What explanatory peripherals are appropriate? Initially I’ve used:
- Line drive rate, ground ball rate, flyball rate, popup rate
- Speed score
- Flyball distance (from BaseballHeatMaps.com), to approximate power
- Speed * ground ball rate
- Flyball distance * flyball rate
These explanatory variables differ somewhat from those in the xBABIP formula linked earlier. The main distinctions are adding flyball distance (think Miguel Cabrera vs. Ben Revere) and using Speed score instead of IFH%. (IFH% already embeds whether the ball went for a hit. Certainly in-sample this will improve model fit, but it might not be good for out-of-sample use.)
|Spd||FB Dist/1000||FB Dist missing||(Spd*GB%)/1000||(FB Dist*FB%)/10000||LD%||GB%||FB%||IFFB%/100||Pitcher dummy||Constant|
- These are rates among balls in play (including home runs)
- Each observation is a player-year (e.g. 2012 Mike Trout)
- I’ve used 2010-2012 data for these regressions
- Currently I’ve only grabbed flyball distance for players on the leaderboard at BaseballHeatMaps. This is usually about 300 players per year, or most of the “everyday regulars.” (Fear not, Ben Revere/Juan Pierre/etc. are included.) The remaining cases get an indicator for ‘FB Dist missing.’
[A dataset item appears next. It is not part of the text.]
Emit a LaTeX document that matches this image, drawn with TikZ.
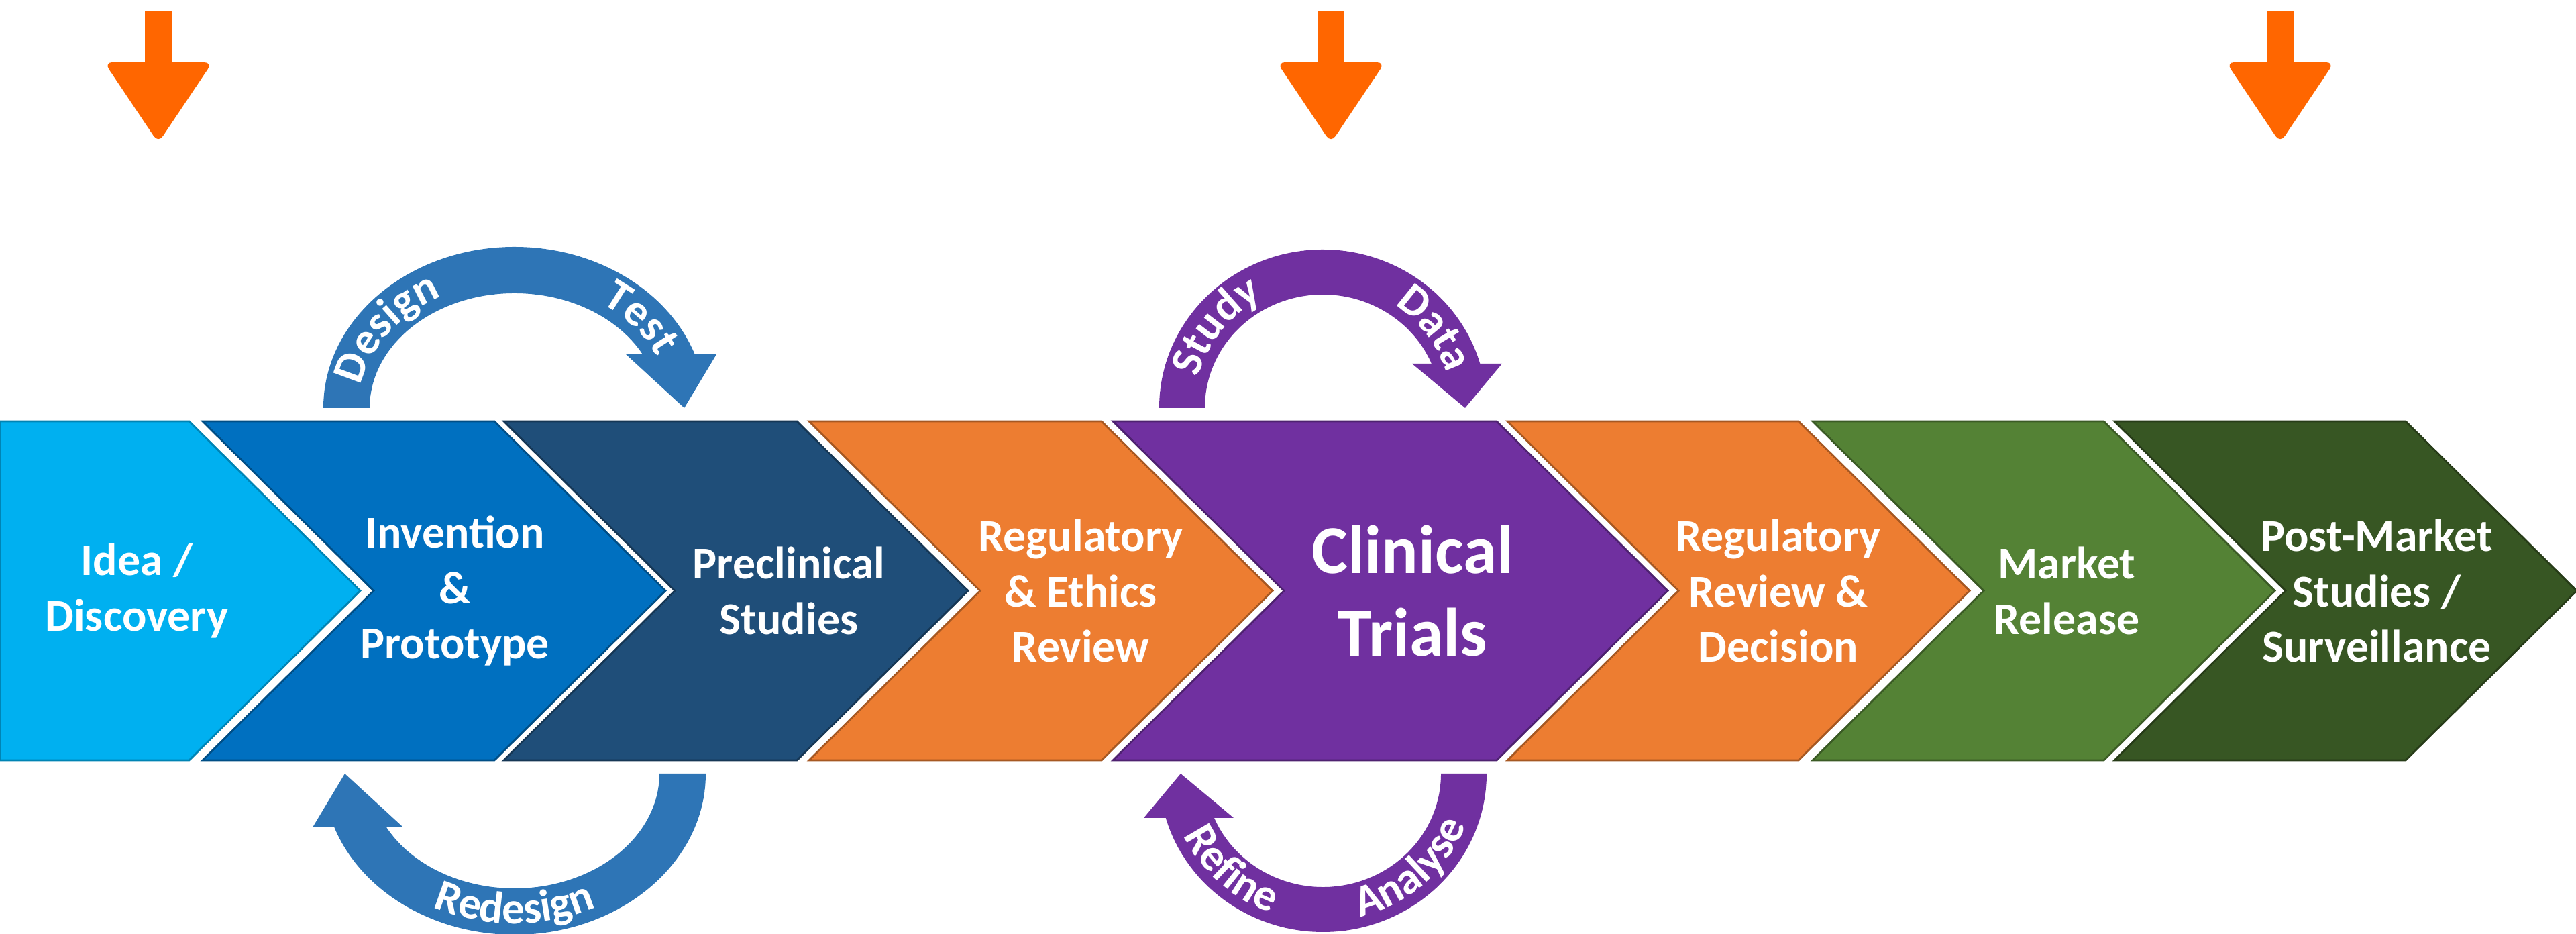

- LD%, GB%, FB%, and IFFB% are coded so that 50% = 50, not 0.50.
- Pitcher proxy = 1 if LD% + GB% + FB% = 0. Initially I haven’t thrown out cases of pitcher hitting, nor other instances of limited PA.
- Notice the interaction terms. The full impact of GB% depends both on GB% and Speed; the full impact of FB% depends on both FB% and FB distance; etc. So don’t just look at Speed, GB%, FB%, or FB Distance in isolation.
- Don’t worry that the coefficients on pitcher proxy “look” a bit funny for HR rate and Outs rate. (Remember that these cases also have LD%=0, GB%=0, and FB%=0.) In total the average predicted HR rate for pitchers is 0.01% and their predicted outs rate is 94%.
- Strictly speaking, these are backwards-looking estimators (as are FIP and its variants), but they might well prove useful in forecasting.
I next calculate xAVG, xOBP, xSLG, xOPS, and xWOBA. For now, I’ve simply taken BB and K rates as given. (xBABIP-based approaches seem to do the same, often.)
Early results are promising, as “expected” versions of AVG, OBP, SLG, OPS, and wOBA all outperform their unadjusted versions in predicting next-year performance. (At least for the years currently covered.)
Which players deviated most from their xWOBA? Here are the leaders/laggards for 2012, along with their 2013 performance:
|Name||2012 wOBA||2012 xWOBA||Difference||2013 wOBA||Name||2012 wOBA||2012 xWOBA||Difference||2013 wOBA|
|Brandon Moss||0.402||0.311||0.091||0.369||Josh Harrison||0.274||0.355||-0.081||0.307|
|Giancarlo Stanton||0.405||0.332||0.073||0.368||Ryan Raburn||0.216||0.290||-0.074||0.389|
|Will Middlebrooks||0.357||0.285||0.072||0.300||Nick Hundley||0.205||0.265||-0.060||0.295|
|Chris Carter||0.369||0.298||0.071||0.337||Jason Bay||0.240||0.299||-0.059||0.306|
|John Mayberry||0.303||0.238||0.065||0.298||Eric Hosmer||0.291||0.349||-0.058||0.350|
|Torii Hunter||0.356||0.293||0.063||0.346||Gerardo Parra||0.317||0.369||-0.052||0.326|
|Jamey Carroll||0.299||0.244||0.055||0.237||Daniel Descalso||0.278||0.328||-0.050||0.284|
|Cody Ross||0.345||0.291||0.054||0.326||Jason Kipnis||0.315||0.365||-0.050||0.357|
|Melky Cabrera||0.387||0.333||0.054||0.303||Rod Barajas||0.272||0.322||-0.050||–|
|Kendrys Morales||0.339||0.286||0.053||0.342||Cameron Maybin||0.290||0.339||-0.049||0.209|
Is performance perfect? Obviously not. The model does quite well for some, medium-well for others, and not-so-well for some. Obviously this is not the end-all solution for xHitting.
Some future work that I have in mind:
- A still more complete set of hitting peripherals. I’m thinking of park factors, batted ball direction, and possibly others.
- Testing partial-season performance
- Comparing results against projection systems like ZiPS and Steamer
Otherwise, my main hope from this piece is to stimulate greater discussion of evaluating hitters on a luck-neutral basis. Simply identifying certain players’ stats as being driven by BABIP is not enough; we really should give precise estimates of the underlying level of performance based on peripherals. We do this for pitchers, after all, with good success.
Above I’ve contributed my two cents for a concrete method to do this. A major extension to xBABIP-based approaches is that this offers an empirical basis to recover xSLG and xWOBA. While the model is far from perfect, even in its current form it generates “expected” versions of AVG, OBP, SLG, OPS, and wOBA that outperform their unadjusted versions in predicting subsequent-year performance. (Not just for leaders/laggards.)
Comments and suggestions are obviously welcome!